For the final electronics I didn't want the expense of an Arduino, and I had a few tiny2313s about so I decided to give them a go (been avoiding delving into that for ages!) I got them working by modifying the Arduino environment to add the tiny2313 as a target and my Olimex in circuit programmer as a programmer. I used Arduino-tiny, for the core (thanks to the developers) and followed instructions with Arduino-tiny and searched the forum a lot!
A problem I had with the coding was that I used the servo library with the Arduino, but the servo library doesn't work for the 2313. I didn't want to get into library stuff / data sheet so I googled and found some code at avrfreaks. It's a matter of programming the timing registers to get PWM to work at the right frequency to control a servo. Simple in hindsight!
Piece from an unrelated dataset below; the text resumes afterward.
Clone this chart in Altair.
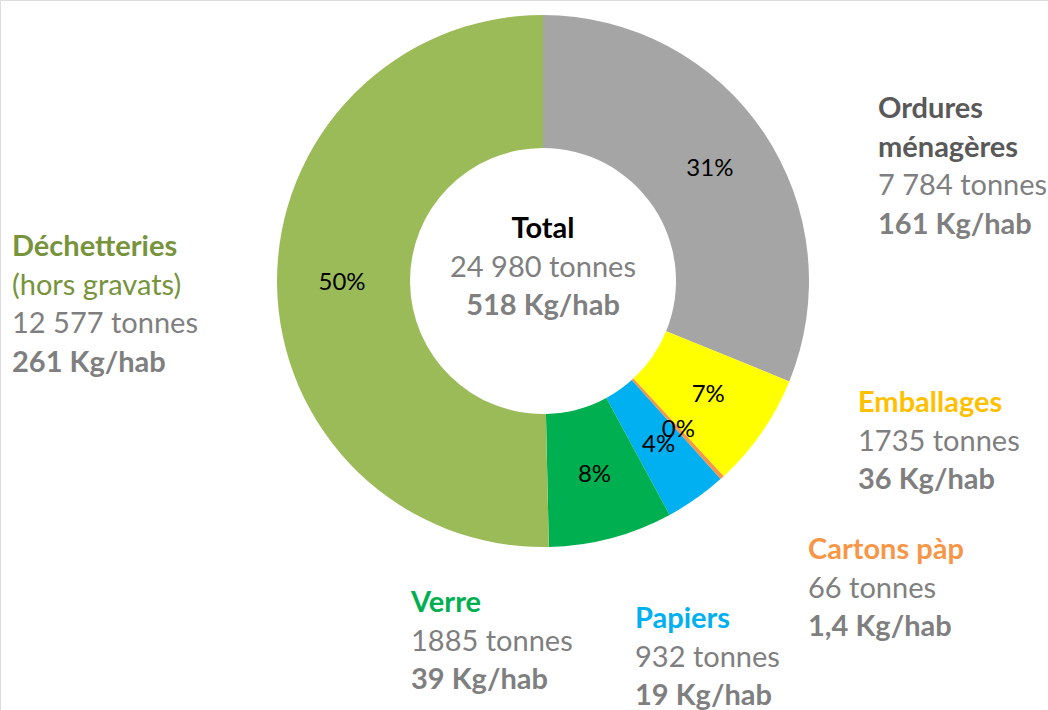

I had it all setup on the bread board but then the signal from the wireless started behaving really strangely. Before it was cleanly triggering the Arduino but now the signal seemed really noisy on the scope and was triggering the servo multiple times. I couldn't work out what the difference was so after sprinkling some capacitors about I added a transistor to deal with the signal (sorry no circuit diagram if you want please ask), and a delay in the software to wait for the noise to end. I also added a 3.3v regulator because I wanted to run everything off an old phone charger but the wireless receiver needed 3v.
Then I transferred the circuit onto a small veroboard and made sure everything still worked. Success!
My mate Lou is a great carpenter so the next step is to put all this in a nice box and have some sort of mount for the pipe.
I used up most of a can of compressed air (I think, judging by the weight of it) in about 40 tests I'd guess. I hope a 200ml can will last at least 100 rings before it runs out. That is definitely an area that could be improved. Would have been nice to build a simple and elegant bellows for it.